**DIRECTION:** Filter the entries below, keeping every line that has the word "diagram".
....
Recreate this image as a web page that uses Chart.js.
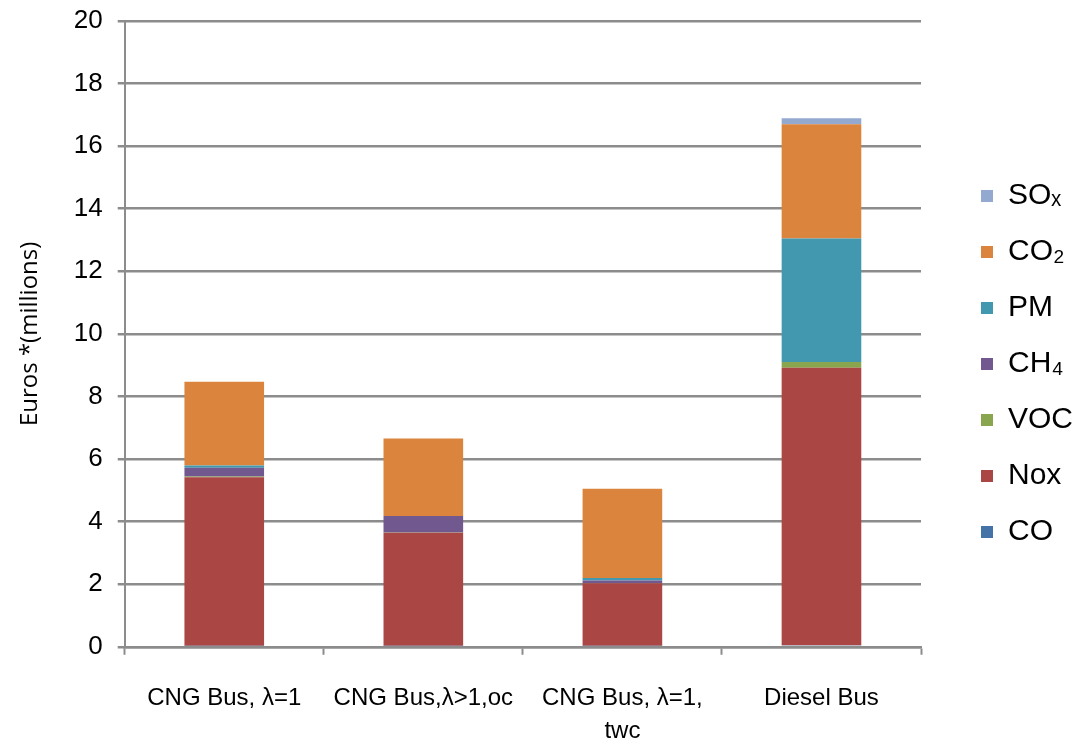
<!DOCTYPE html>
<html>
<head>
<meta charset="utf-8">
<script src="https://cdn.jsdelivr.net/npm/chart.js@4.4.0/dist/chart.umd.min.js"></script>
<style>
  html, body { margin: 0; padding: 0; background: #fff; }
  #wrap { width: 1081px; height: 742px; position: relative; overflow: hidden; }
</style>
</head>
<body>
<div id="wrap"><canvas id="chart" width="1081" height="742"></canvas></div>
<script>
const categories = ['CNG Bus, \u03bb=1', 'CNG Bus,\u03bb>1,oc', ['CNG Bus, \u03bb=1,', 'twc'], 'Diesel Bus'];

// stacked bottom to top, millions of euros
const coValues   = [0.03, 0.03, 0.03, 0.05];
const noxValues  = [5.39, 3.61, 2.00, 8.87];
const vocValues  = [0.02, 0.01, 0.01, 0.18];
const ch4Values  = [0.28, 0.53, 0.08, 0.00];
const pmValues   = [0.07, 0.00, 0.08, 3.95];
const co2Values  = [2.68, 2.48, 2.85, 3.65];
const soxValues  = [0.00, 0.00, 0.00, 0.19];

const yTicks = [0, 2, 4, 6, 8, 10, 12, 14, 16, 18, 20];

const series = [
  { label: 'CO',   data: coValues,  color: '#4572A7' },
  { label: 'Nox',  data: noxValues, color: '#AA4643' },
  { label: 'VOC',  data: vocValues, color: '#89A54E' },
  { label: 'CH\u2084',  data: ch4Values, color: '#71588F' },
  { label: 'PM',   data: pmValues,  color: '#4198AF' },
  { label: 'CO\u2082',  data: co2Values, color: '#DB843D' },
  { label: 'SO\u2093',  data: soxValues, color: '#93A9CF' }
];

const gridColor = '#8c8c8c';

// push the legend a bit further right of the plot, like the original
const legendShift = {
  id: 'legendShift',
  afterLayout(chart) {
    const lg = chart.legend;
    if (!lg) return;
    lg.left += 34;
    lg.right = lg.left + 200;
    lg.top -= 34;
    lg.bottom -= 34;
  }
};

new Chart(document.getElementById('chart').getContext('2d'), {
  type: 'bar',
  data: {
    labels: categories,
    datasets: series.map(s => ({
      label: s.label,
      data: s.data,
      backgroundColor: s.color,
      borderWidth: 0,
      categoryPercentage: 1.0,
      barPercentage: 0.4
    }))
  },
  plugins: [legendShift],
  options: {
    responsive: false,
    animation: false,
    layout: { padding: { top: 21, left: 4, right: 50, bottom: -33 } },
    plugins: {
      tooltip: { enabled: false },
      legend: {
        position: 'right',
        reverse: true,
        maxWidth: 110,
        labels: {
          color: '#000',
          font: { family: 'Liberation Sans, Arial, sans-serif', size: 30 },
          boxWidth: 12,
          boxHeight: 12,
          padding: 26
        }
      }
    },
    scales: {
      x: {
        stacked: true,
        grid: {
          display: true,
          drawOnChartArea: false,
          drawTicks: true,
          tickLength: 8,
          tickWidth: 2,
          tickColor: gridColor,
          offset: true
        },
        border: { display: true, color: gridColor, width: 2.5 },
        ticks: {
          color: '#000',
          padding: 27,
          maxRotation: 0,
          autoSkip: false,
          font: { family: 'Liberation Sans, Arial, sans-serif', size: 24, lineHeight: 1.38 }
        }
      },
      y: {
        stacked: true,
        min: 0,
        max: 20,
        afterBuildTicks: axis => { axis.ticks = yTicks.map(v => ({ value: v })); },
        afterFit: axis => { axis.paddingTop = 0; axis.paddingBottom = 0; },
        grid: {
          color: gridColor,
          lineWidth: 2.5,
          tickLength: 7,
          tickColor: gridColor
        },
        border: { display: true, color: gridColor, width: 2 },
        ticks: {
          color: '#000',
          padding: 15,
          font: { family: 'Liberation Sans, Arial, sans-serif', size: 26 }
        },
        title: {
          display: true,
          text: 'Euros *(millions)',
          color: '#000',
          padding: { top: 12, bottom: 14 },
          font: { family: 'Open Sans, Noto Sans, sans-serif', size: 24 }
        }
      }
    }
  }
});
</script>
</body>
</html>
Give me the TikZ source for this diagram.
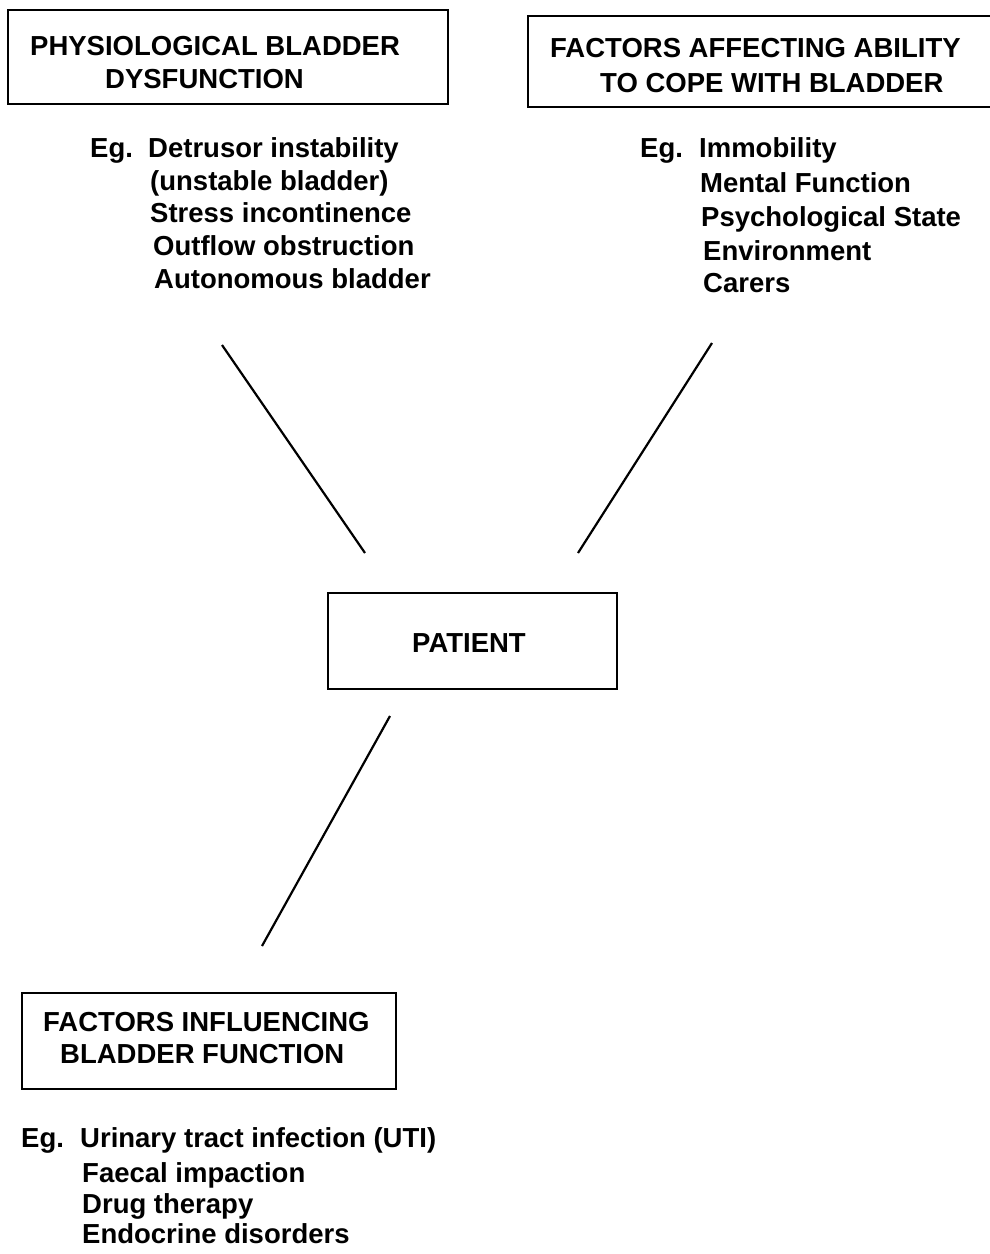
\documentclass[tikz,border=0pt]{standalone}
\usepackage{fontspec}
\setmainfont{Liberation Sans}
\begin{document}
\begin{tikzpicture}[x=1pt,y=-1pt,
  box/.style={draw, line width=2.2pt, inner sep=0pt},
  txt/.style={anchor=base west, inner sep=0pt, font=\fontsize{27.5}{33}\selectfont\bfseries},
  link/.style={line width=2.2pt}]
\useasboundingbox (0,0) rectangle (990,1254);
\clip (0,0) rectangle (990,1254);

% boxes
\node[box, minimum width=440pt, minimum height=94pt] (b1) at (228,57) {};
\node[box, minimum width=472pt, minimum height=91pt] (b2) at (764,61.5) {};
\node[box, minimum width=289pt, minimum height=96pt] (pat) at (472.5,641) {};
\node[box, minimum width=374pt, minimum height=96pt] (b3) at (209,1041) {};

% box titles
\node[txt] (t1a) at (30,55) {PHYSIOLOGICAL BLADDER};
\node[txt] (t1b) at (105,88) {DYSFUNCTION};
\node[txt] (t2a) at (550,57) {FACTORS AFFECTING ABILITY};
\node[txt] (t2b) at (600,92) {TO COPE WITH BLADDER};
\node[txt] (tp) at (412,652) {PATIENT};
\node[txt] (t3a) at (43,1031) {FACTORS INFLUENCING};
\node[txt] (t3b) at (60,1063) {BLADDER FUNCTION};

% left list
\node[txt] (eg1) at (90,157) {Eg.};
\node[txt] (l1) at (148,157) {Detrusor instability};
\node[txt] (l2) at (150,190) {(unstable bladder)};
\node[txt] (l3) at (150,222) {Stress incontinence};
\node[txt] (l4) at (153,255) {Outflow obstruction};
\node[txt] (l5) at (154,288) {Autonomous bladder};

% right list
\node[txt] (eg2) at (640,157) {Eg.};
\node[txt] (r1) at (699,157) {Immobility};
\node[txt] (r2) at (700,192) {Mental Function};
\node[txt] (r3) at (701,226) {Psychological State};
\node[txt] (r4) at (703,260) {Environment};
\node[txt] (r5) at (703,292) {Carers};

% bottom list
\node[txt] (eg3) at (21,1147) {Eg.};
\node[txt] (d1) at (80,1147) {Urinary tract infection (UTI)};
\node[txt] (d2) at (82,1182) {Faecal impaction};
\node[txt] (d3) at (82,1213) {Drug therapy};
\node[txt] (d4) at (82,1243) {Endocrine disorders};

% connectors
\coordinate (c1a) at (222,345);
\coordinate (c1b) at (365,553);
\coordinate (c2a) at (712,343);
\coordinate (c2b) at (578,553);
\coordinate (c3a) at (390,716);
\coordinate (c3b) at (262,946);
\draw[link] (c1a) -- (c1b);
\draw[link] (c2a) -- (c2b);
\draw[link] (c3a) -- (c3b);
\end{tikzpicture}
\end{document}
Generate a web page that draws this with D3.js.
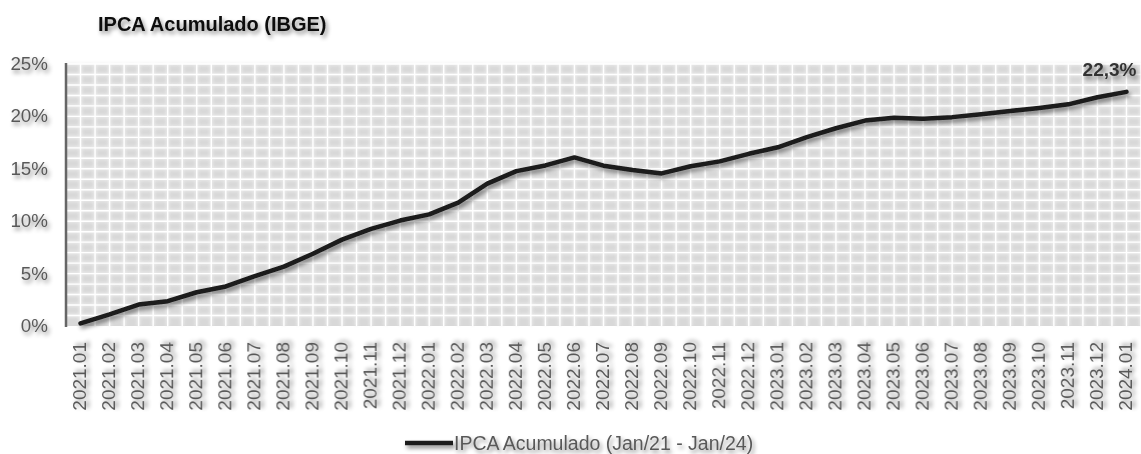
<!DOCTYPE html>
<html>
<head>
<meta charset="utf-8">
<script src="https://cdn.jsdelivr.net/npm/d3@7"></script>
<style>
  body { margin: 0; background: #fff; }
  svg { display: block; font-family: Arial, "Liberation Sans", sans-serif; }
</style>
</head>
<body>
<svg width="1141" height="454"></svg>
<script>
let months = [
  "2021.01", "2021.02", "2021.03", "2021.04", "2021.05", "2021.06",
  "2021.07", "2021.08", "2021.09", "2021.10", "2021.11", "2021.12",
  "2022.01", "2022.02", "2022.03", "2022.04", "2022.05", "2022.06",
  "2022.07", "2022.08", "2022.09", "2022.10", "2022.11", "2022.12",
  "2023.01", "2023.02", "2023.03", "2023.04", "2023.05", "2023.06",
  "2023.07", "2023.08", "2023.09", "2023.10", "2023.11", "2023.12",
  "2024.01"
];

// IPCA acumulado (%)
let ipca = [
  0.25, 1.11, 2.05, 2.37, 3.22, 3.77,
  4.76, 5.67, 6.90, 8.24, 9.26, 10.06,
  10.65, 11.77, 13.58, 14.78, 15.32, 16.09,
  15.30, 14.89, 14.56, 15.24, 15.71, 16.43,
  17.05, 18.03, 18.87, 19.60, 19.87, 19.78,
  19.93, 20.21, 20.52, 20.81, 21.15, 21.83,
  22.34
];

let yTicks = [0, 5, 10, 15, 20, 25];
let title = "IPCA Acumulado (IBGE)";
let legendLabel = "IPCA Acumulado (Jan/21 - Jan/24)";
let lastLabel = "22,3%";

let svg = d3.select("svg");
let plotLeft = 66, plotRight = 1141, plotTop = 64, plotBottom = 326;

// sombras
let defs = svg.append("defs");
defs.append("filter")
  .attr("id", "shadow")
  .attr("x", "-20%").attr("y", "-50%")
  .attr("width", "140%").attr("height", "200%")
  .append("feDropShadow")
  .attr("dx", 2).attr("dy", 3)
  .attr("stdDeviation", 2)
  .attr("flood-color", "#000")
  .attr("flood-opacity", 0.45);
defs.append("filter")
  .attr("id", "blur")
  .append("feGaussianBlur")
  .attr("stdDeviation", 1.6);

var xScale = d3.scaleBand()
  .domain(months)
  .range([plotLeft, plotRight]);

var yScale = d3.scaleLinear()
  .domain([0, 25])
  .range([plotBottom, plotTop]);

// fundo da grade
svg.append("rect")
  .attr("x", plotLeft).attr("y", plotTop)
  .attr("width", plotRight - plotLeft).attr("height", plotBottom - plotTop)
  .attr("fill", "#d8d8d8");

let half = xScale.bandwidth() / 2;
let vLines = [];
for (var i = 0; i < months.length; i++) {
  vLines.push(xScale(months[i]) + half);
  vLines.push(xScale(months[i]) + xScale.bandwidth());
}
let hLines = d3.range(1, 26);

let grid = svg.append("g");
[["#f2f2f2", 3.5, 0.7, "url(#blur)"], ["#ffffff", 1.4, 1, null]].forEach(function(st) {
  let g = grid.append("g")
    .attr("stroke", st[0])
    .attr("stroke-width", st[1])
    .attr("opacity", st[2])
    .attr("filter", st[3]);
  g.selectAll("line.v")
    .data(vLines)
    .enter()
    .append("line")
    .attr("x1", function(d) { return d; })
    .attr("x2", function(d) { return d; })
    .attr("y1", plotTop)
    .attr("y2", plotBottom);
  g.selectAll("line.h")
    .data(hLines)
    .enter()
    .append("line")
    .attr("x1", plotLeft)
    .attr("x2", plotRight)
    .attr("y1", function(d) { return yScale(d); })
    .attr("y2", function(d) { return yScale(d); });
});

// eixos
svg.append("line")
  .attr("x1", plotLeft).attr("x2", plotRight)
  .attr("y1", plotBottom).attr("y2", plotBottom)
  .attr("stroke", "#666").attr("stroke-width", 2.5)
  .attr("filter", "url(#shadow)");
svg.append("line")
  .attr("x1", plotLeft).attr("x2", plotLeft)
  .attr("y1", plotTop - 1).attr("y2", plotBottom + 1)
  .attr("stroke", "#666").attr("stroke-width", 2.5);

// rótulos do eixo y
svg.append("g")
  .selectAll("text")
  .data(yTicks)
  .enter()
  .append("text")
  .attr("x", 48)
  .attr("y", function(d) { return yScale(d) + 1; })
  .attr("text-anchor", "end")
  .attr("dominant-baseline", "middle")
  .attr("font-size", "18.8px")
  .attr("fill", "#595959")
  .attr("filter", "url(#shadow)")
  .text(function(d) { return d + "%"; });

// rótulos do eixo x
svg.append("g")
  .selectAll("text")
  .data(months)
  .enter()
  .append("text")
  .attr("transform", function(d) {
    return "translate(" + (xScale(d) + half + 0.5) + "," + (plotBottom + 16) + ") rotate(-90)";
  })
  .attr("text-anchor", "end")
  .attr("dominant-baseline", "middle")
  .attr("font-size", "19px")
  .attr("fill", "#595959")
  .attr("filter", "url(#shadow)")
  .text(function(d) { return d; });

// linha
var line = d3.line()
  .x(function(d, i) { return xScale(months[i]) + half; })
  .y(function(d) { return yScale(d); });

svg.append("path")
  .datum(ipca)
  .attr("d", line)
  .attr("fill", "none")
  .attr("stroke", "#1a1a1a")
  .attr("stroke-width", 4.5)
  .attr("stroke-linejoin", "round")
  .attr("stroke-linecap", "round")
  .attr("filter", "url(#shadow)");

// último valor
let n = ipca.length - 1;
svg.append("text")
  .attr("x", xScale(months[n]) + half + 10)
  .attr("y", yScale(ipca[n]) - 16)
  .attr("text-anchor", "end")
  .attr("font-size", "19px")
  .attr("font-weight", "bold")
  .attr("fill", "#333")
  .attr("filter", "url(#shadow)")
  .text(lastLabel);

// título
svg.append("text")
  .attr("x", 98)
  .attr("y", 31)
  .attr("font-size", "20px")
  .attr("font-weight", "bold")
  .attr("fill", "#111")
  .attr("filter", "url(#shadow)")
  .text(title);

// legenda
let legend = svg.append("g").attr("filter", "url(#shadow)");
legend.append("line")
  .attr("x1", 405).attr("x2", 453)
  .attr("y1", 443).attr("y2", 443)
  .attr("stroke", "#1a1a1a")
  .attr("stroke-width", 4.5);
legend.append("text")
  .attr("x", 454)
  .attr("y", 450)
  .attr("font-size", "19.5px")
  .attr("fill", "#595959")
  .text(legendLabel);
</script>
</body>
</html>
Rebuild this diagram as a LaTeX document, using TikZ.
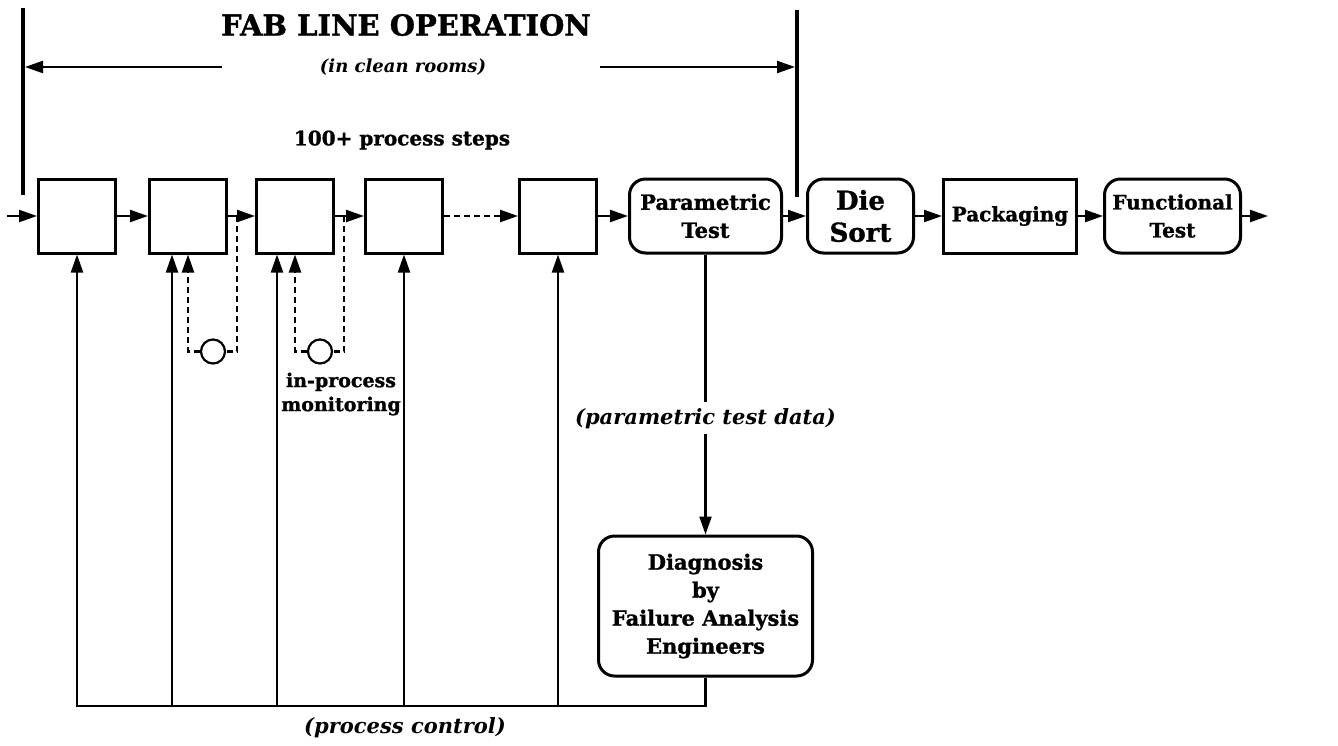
....
**WRITTEN SOLUTION:**
Give me the TikZ source for this diagram.
Rebuild this diagram as a LaTeX document, using TikZ.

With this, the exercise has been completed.